La respuesta es no. Lo que sí es posible es que quedarse solo. En la medida en que Cataluña defiende su identidad como diferente de la de todos los demás, pierde referentes para hacerse oír en el mundo. Hay una fiesta allá afuera. Y los que vivimos aquí nos la estamos perdiendo.
Cataluña nunca fue esa provincia encerrada en sí misma que los nacionalistas quieren construir. Si algo ha admirado de ella el mundo hispano es su espíritu cosmopolita y su apertura. Durante décadas, su bilingüismo perfecto ha sido la señal de una sociedad culta, orgullosa de sí misma y dialogante a la vez. La protección del catalán en la educación fue un ejemplo para las lenguas autóctonas americanas, antes de convertirse en todo lo contrario: un esfuerzo por borrar al otro.

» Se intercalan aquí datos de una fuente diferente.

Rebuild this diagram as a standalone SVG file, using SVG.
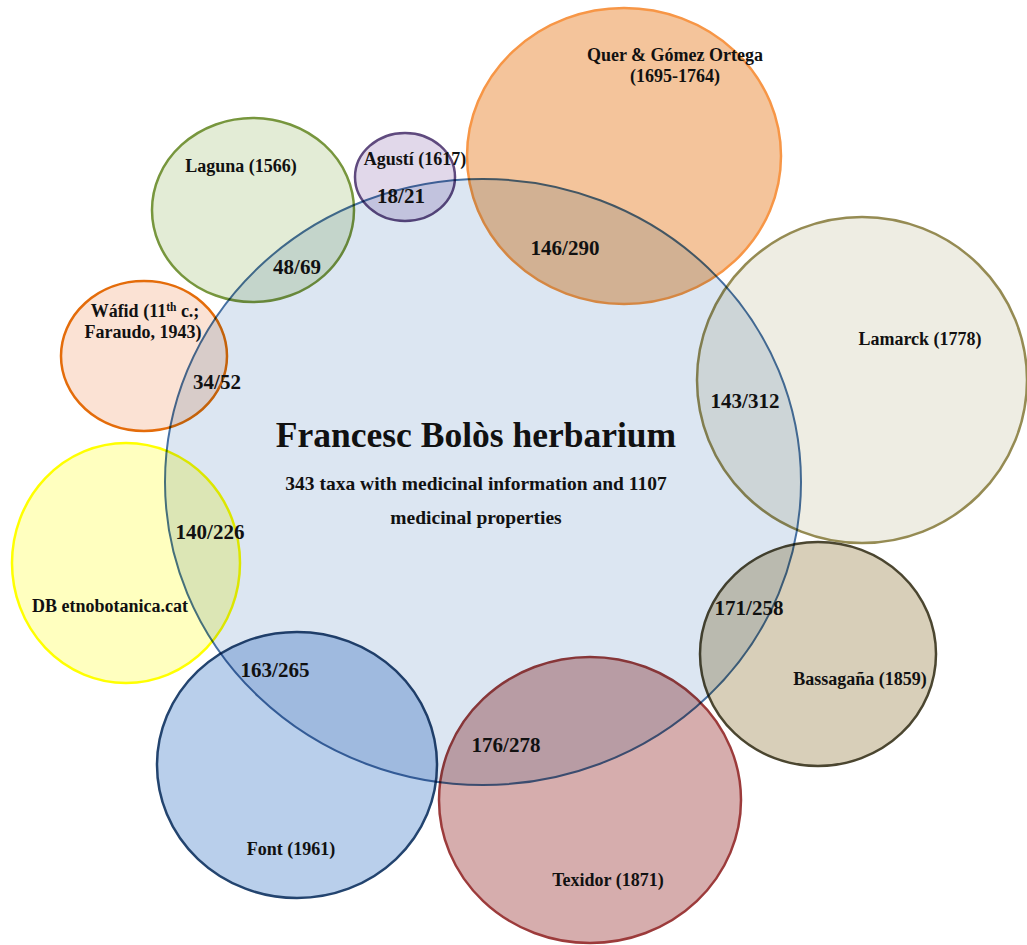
<svg xmlns="http://www.w3.org/2000/svg" width="1027" height="945" viewBox="0 0 1027 945">
<style>
  .set { mix-blend-mode: multiply; stroke-width: 2.5; }
  .lbl { font-family: "Liberation Serif", "Times New Roman", serif; font-weight: bold; fill: #111; text-anchor: middle; }
  .name { font-size: 18px; }
  .num { font-size: 21px; }
</style>
<rect x="0" y="0" width="1027" height="945" fill="#ffffff"/>
<g style="isolation:isolate">
  <g id="bolos">
    <ellipse cx="483" cy="482" rx="318" ry="303" fill="#dce6f2" stroke="#4670a3" stroke-width="2"/>
  </g>
  <g id="laguna">
    <ellipse class="set" cx="253" cy="210" rx="101" ry="92" fill="#e3ecd6" stroke="#77963d"/>
  </g>
  <g id="agusti">
    <ellipse class="set" cx="405" cy="177" rx="50" ry="44" fill="#e1d8ea" stroke="#5f4a7e"/>
  </g>
  <g id="quer">
    <ellipse class="set" cx="624" cy="156" rx="157" ry="148" fill="#f4c49b" stroke="#f79646"/>
  </g>
  <g id="lamarck">
    <ellipse class="set" cx="862" cy="380" rx="165" ry="163" fill="#eeede3" stroke="#958b53"/>
  </g>
  <g id="wafid">
    <ellipse class="set" cx="144" cy="356" rx="83" ry="75" fill="#fbe2d4" stroke="#e46c0a"/>
  </g>
  <g id="db">
    <ellipse class="set" cx="126" cy="563" rx="114" ry="120" fill="#ffffbf" stroke="#ffff00"/>
  </g>
  <g id="font">
    <ellipse class="set" cx="297" cy="765" rx="140" ry="133" fill="#b9cfeb" stroke="#23446f"/>
  </g>
  <g id="texidor">
    <ellipse class="set" cx="590" cy="800" rx="151" ry="143" fill="#d6adad" stroke="#9c3b3b"/>
  </g>
  <g id="bassagana">
    <ellipse class="set" cx="818" cy="654" rx="118" ry="112" fill="#d8cfb9" stroke="#4b4630"/>
  </g>
</g>
<g id="connectors"></g>
<g id="labels" class="lbl">
  <text x="476" y="447" style="font-size:35.5px">Francesc Bolòs herbarium</text>
  <text x="476" y="490" style="font-size:19.5px">343 taxa with medicinal information and 1107</text>
  <text x="476" y="524" style="font-size:19.5px">medicinal properties</text>

  <text class="name" x="675" y="61">Quer &amp; Gómez Ortega</text>
  <text class="name" x="675" y="82">(1695-1764)</text>
  <text class="num" x="565" y="255">146/290</text>

  <text class="name" x="415" y="165">Agustí (1617)</text>
  <text class="num" x="401" y="203">18/21</text>

  <text class="name" x="241" y="172">Laguna (1566)</text>
  <text class="num" x="297" y="274">48/69</text>

  <text class="name" x="145" y="317">Wáfid  (11<tspan dy="-6" style="font-size:11.5px">th</tspan><tspan dy="6"> c.;</tspan></text>
  <text class="name" x="143" y="338">Faraudo, 1943)</text>
  <text class="num" x="217" y="389">34/52</text>

  <text class="name" x="920" y="345">Lamarck (1778)</text>
  <text class="num" x="745" y="408">143/312</text>

  <text class="num" x="210" y="539">140/226</text>
  <text class="name" x="110" y="612">DB etnobotanica.cat</text>

  <text class="num" x="749" y="615">171/258</text>
  <text class="name" x="860" y="685">Bassagaña (1859)</text>

  <text class="num" x="275" y="677">163/265</text>
  <text class="name" x="291" y="855">Font (1961)</text>

  <text class="num" x="506" y="752">176/278</text>
  <text class="name" x="608" y="886">Texidor  (1871)</text>
</g>
</svg>
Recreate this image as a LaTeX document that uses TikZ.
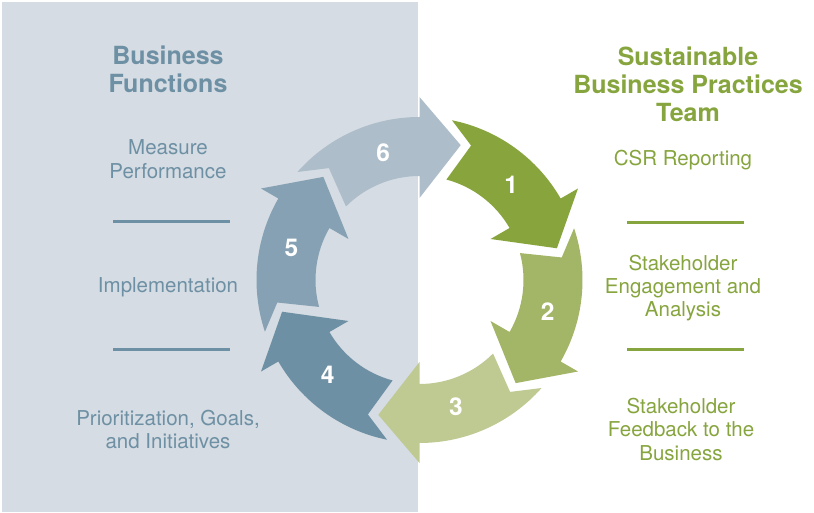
\documentclass[tikz,border=0pt]{standalone}
\usepackage{fontspec}
\setmainfont{TeX Gyre Heros}
\usetikzlibrary{calc}
\definecolor{panel}{HTML}{D5DCE3}
\definecolor{bluetext}{HTML}{6E90A4}
\definecolor{greentext}{HTML}{87A53E}
\definecolor{aone}{HTML}{87A53C}
\definecolor{atwo}{HTML}{A3B566}
\definecolor{athree}{HTML}{BFCA93}
\definecolor{afour}{HTML}{6E90A4}
\definecolor{afive}{HTML}{86A1B3}
\definecolor{asix}{HTML}{AEBDCA}
\tikzset{
  titletext/.style={anchor=base, align=center, inner sep=0pt, font=\fontsize{25}{28}\selectfont\bfseries},
  bodytext/.style={anchor=base, align=center, inner sep=0pt, font=\fontsize{20.5}{23.3}\selectfont},
  numtext/.style={text=white, inner sep=0pt, font=\fontsize{24.5}{24.5}\selectfont\bfseries},
  sepline/.style={line width=3pt},
}
\begin{document}
\begin{tikzpicture}[x=1pt,y=1pt]
\useasboundingbox (0,0) rectangle (814,512);
\fill[white] (0,0) rectangle (814,512);
\fill[panel] (2,0) rectangle (418,510);
% cycle arrows
\coordinate (C) at (419.5,232);
\begin{scope}[shift={(C)}]
\foreach \B/\col in {90/asix, 30/aone, -30/atwo, -90/athree, -150/afour, 150/afive} {
  \pgfmathsetmacro\T{\B+60}
  \pgfmathsetmacro\Ta{\T-11.5}
  \pgfmathsetmacro\Tb{\T-15}
  \pgfmathsetmacro\Tc{\T-21}
  \pgfmathsetmacro\Bt{\B-17}
  \fill[\col] (\Ta:163pt) arc[start angle=\Ta, end angle=\B, radius=163pt]
     -- (\B:183pt) -- (\Bt:141pt) -- (\B:82pt) -- (\B:104pt)
     arc[start angle=\B, end angle=\Tb, radius=104pt]
     -- (\Tc:144pt) -- cycle;
}
\node[numtext] (n6) at (106:132pt) {6};
\node[numtext] (n1) at (46:132pt) {1};
\node[numtext] (n2) at (-14:132pt) {2};
\node[numtext] (n3) at (-74:132pt) {3};
\node[numtext] (n4) at (-134:132pt) {4};
\node[numtext] (n5) at (166:132pt) {5};
\end{scope}
% left column
\node[titletext, text=bluetext] (lt) at (168,419.3) {Business\\Functions};
\node[bodytext, text=bluetext] (l1) at (168,333.7) {Measure\\Performance};
\coordinate (ls1a) at (113,290); \coordinate (ls1b) at (230,290);
\draw[sepline, bluetext] (ls1a) -- (ls1b);
\node[bodytext, text=bluetext] (l2) at (168,219) {Implementation};
\coordinate (ls2a) at (113,162.7); \coordinate (ls2b) at (230,162.7);
\draw[sepline, bluetext] (ls2a) -- (ls2b);
\node[bodytext, text=bluetext] (l3) at (168,63.7) {Prioritization, Goals,\\and Initiatives};
% right column
\node[titletext, text=greentext] (rt) at (688,390.3) {Sustainable\\Business Practices\\Team};
\node[bodytext, text=greentext] (r1) at (683,346.3) {CSR Reporting};
\coordinate (rs1a) at (627,289.7); \coordinate (rs1b) at (744,289.7);
\draw[sepline, greentext] (rs1a) -- (rs1b);
\node[bodytext, text=greentext] (r2) at (683,195.3) {Stakeholder\\Engagement and\\Analysis};
\coordinate (rs2a) at (627,162.7); \coordinate (rs2b) at (744,162.7);
\draw[sepline, greentext] (rs2a) -- (rs2b);
\node[bodytext, text=greentext] (r3) at (681,52) {Stakeholder\\Feedback to the\\Business};
\end{tikzpicture}
\end{document}
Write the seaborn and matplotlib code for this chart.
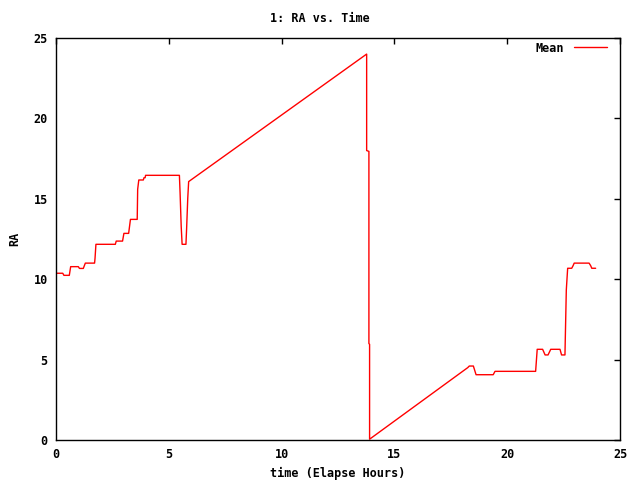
import matplotlib
matplotlib.use("Agg")
import matplotlib.pyplot as plt
import seaborn as sns
import pandas as pd

sns.set_style("white")
plt.rcParams['font.family'] = ['DejaVu Sans Mono', 'DejaVu Sans']
plt.rcParams['font.weight'] = 'bold'
plt.rcParams['text.color'] = 'black'
plt.rcParams['axes.labelcolor'] = 'black'

title = "1: RA vs. Time"
x_label = "time (Elapse Hours)"
y_label = "RA"
series_name = "Mean"

time_h = [0.00, 0.30, 0.35, 0.59, 0.65, 0.99, 1.04, 1.21, 1.30, 1.70, 1.71, 1.73, 1.77,
          2.63, 2.67, 2.95, 3.01, 3.22, 3.30, 3.60, 3.62, 3.67, 3.87, 3.90, 3.95, 3.97,
          5.47, 5.50, 5.55, 5.59, 5.76, 5.79, 5.84, 5.88, 13.77, 13.77, 13.87, 13.87,
          13.90, 13.90, 18.25, 18.32, 18.50, 18.62, 19.38, 19.46, 21.26, 21.33, 21.57,
          21.68, 21.81, 21.93, 22.34, 22.41, 22.56, 22.62, 22.68, 22.86, 22.92, 22.97,
          23.63, 23.70, 23.75, 23.92]
ra_mean = [10.37, 10.37, 10.24, 10.24, 10.78, 10.78, 10.67, 10.67, 11.00, 11.00, 11.00, 11.30, 12.17,
           12.17, 12.37, 12.37, 12.85, 12.85, 13.72, 13.72, 15.59, 16.17, 16.17, 16.31, 16.31, 16.46,
           16.46, 15.38, 13.27, 12.17, 12.17, 13.16, 15.03, 16.07, 24.00, 18.00, 17.95, 6.00,
           5.95, 0.05, 4.50, 4.60, 4.60, 4.06, 4.06, 4.27, 4.27, 5.64, 5.64,
           5.29, 5.29, 5.64, 5.64, 5.29, 5.29, 9.33, 10.68, 10.68, 10.84, 11.00,
           11.00, 10.84, 10.68, 10.68]

df = pd.DataFrame({"time": time_h, "RA": ra_mean, "series": series_name})

fig = plt.figure(figsize=(6.4, 4.8), dpi=100)
ax = fig.add_axes([56/640, 40/480, 564/640, 402/480])
sns.lineplot(data=df, x="time", y="RA", hue="series", palette=["#ff0000"],
             sort=False, estimator=None, linewidth=1.0, ax=ax)

ax.set_xlim(0, 25)
ax.set_ylim(0, 25)
ax.set_xticks([0, 5, 10, 15, 20, 25])
ax.set_yticks([0, 5, 10, 15, 20, 25])
ax.tick_params(direction="in", length=4.5, width=1, top=True, right=True,
               labelsize=8.5, colors="black", pad=6)
for lab in ax.get_xticklabels() + ax.get_yticklabels():
    lab.set_fontweight("bold")
for s in ax.spines.values():
    s.set_visible(True)
    s.set_color("black")
    s.set_linewidth(1.0)

ax.set_xlabel(x_label, fontsize=8.5, fontweight="bold", labelpad=4)
ax.set_ylabel(y_label, fontsize=8.5, fontweight="bold", labelpad=9)
fig.text(0.5, 1 - 18/480, title, ha="center", va="center", fontsize=8.5, fontweight="bold")

leg = ax.legend(loc="upper right", frameon=False, markerfirst=False, handlelength=2.8,
                prop={"size": 8.5, "weight": "bold"}, borderaxespad=0.0, title=None,
                bbox_to_anchor=(0.985, 1.003))

fig.savefig("out.png", dpi=100, facecolor="white")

La paradoja es desoladora: basados en un elevado concepto de su propio cosmopolitismo, los nacionalistas están construyendo una sociedad más provinciana. Por enormes que sean sus banderas en plazas y estadios. Por fuerte que griten en catalán e inglés. Por muchas embajadas que quieran abrir. Su único proyecto cultural es precipitar a Cataluña orgullosamente hacia la irrelevancia.
Santiago Roncagliolo (Lima, 1975) es escritor.